I am curious though.
Do folks support this solely because they don't think that what is being done is torture? Or because they don't care if "terrorists" get tortured?
I concur with Balog's questions, but would add a couple.
Do you support this because you don't think it's torture?
Do you support this because you think the people being tortured or "enhanced interrogated" are terrorists?
Do you support this because you think torture or "enhanced interrogation" provides critical intelligence information?
I'm actually curious for the answers. In the case of scout26's answer, it was wrong, but it was an answer. I do respect him for giving a candid answer. I suspect he really believed that it was torture (though he did not use the term), but the CIA was torturing actual terrorists and it produced useful information. This is about approximately 98% incorrect.
I can do a more thorough approximation from open sources of how incorrect it is if scout26 wants. Look up the number of official detainees, look up the number released. "Useful information" will be harder to gauge from open sources, but I'll try my best to find a good metric if it exists. I know from not open sources that is low. Mainly because you tend to have 1 Omar the Terrorist, 9 Johnie Jihadi Grunts and 10-40x Billy the Illiterate Goatherder. Omar the Terrorist will often try to pretend to be Billy the Illiterate Goatherders if possible, Johnie Jihadi Grunt (follows orders but zero strategic knowledge, foot soldier at best) if not. So, if you torture them all, you have between 1-5% chance of getting actual information. Statistically, you'll be torturing the equivalent of Billy the Illiterate Goatherder, who could only possibly give you vital strategic intelligence on his goats.

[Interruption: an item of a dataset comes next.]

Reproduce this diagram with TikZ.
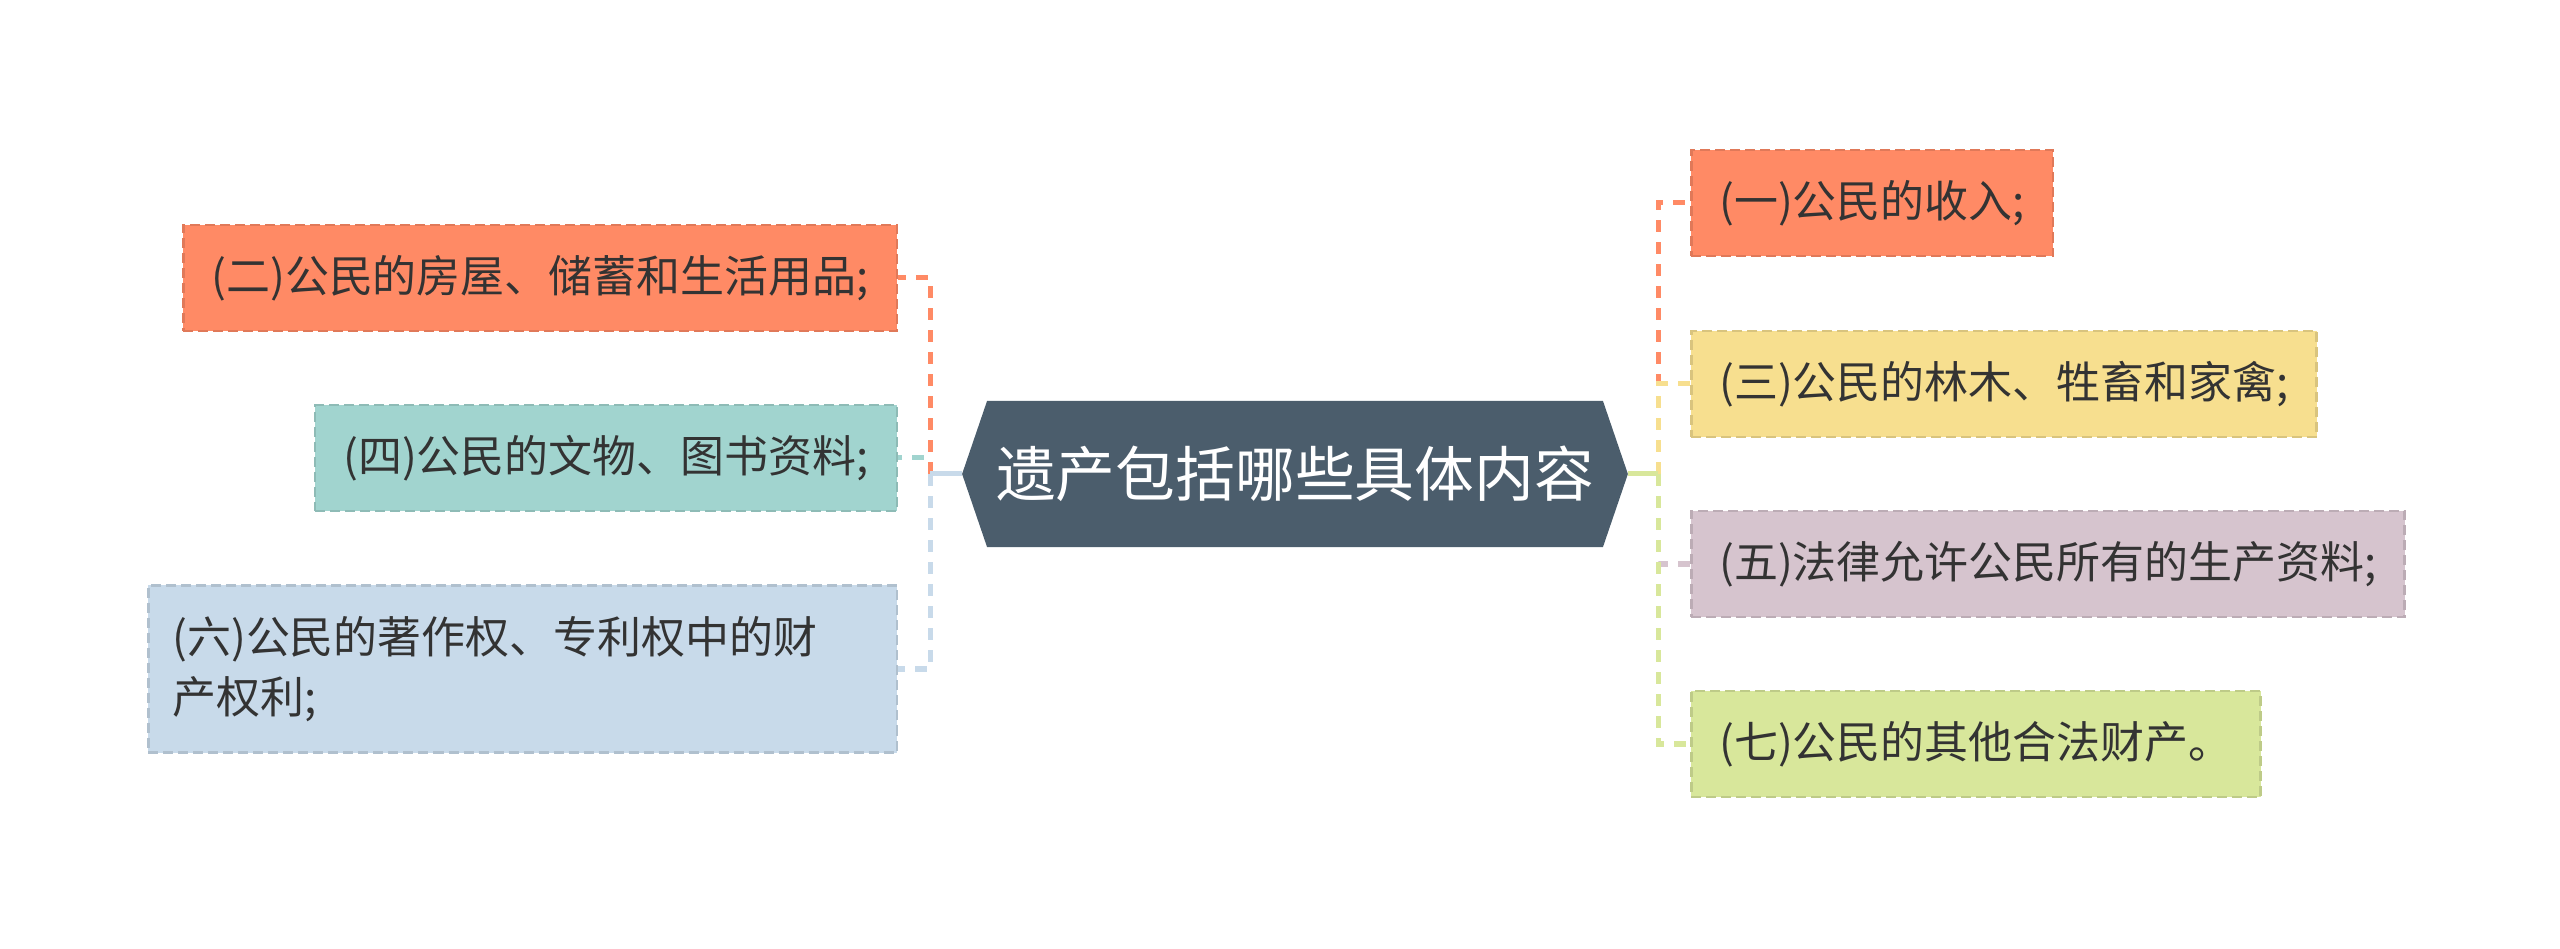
\documentclass[tikz,border=0pt]{standalone}
\usepackage{fontspec}
\setmainfont{Noto Sans CJK SC}
\usetikzlibrary{backgrounds}
\definecolor{hexfill}{HTML}{4B5D6C}
\definecolor{redbox}{HTML}{FF8A65}
\definecolor{yellowbox}{HTML}{F7DF8F}
\definecolor{tealbox}{HTML}{A1D4CF}
\definecolor{purplebox}{HTML}{D6C4CE}
\definecolor{greenbox}{HTML}{D8E79B}
\definecolor{bluebox}{HTML}{C8DAEA}
\definecolor{txt}{HTML}{333333}
\begin{document}
\begin{tikzpicture}[x=0.01cm, y=-0.01cm]
    \tikzstyle{box}=[rectangle, text=txt, font=\fontsize{12.5}{17}\selectfont, minimum height=1.06cm, inner xsep=0.28cm, inner ysep=0pt, line width=0.025cm, dash pattern=on 0.1cm off 0.05cm]
    \tikzstyle{link}=[line width=0.05cm]
    \tikzstyle{dlink}=[link, dash pattern=on 0.12cm off 0.1cm]

    \useasboundingbox (0,0) rectangle (2560,949);

    \node[rectangle, minimum width=6.64cm, minimum height=1.45cm, text=white, font=\fontsize{17}{20}\selectfont] (c) at (1295,474) {遗产包括哪些具体内容};
    \begin{scope}[on background layer]
        \fill[hexfill] (c.west) -- ([xshift=0.25cm]c.north west) -- ([xshift=-0.25cm]c.north east) -- (c.east) -- ([xshift=-0.25cm]c.south east) -- ([xshift=0.25cm]c.south west) -- cycle;
    \end{scope}

    \node[box, fill=redbox, draw=redbox!88!black, anchor=west] (n1) at (1690,203) {(一)公民的收入;};
    \node[box, fill=redbox, draw=redbox!88!black, anchor=east] (n2) at (898,278) {(二)公民的房屋、储蓄和生活用品;};
    \node[box, fill=yellowbox, draw=yellowbox!88!black, anchor=west] (n3) at (1690,384) {(三)公民的林木、牲畜和家禽;};
    \node[box, fill=tealbox, draw=tealbox!88!black, anchor=east] (n4) at (898,458) {(四)公民的文物、图书资料;};
    \node[box, fill=purplebox, draw=purplebox!88!black, anchor=west] (n5) at (1690,564) {(五)法律允许公民所有的生产资料;};
    \node[box, fill=bluebox, draw=bluebox!88!black, anchor=east, text width=7cm, align=left, inner xsep=0.24cm, minimum height=1.67cm] (n6) at (898,669) {(六)公民的著作权、专利权中的财\\产权利;};
    \node[box, fill=greenbox, draw=greenbox!88!black, anchor=west] (n7) at (1690,744) {(七)公民的其他合法财产。};

    \coordinate (l) at (930,474);
    \coordinate (r) at (1658,474);

    \draw[link, redbox] (c.east) -- (r);
    \draw[dlink, redbox] (r) |- (n1.west);
    \draw[link, yellowbox] (c.east) -- (r);
    \draw[dlink, yellowbox] (r) |- (n3.west);
    \draw[link, purplebox] (c.east) -- (r);
    \draw[dlink, purplebox] (r) |- (n5.west);
    \draw[link, greenbox] (c.east) -- (r);
    \draw[dlink, greenbox] (r) |- (n7.west);

    \draw[link, tealbox] (c.west) -- (l);
    \draw[dlink, tealbox] (l) |- (n4.east);
    \draw[link, redbox] (c.west) -- (l);
    \draw[dlink, redbox] (l) |- (n2.east);
    \draw[link, bluebox] (c.west) -- (l);
    \draw[dlink, bluebox] (l) |- (n6.east);
\end{tikzpicture}
\end{document}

Once in a great moon, you'll get a confirmed Omar such as KSM. By now, he's being tortured for entertainment value, or just incompetence. The amount of useful intel he'd possess within 48 hours of the press conference announcing we snagged KSM is trivial. Historical information would be very useful, but it's not exactly "time sensitive" ticking timebomb 24-style information. The CIA and Bush/Obama administrations did their best to insinuate that the 24-style torture was the routine rather than an absolute statistical anomaly.
I guess it's not quite as cool to admit you're mostly torturing either footsoldiers who tend to know less about their movement than a person that watches CNN regularly or random bystanders snagged for mistaken identity or fraudulent purposes (ie for the bounty, revenge, etc).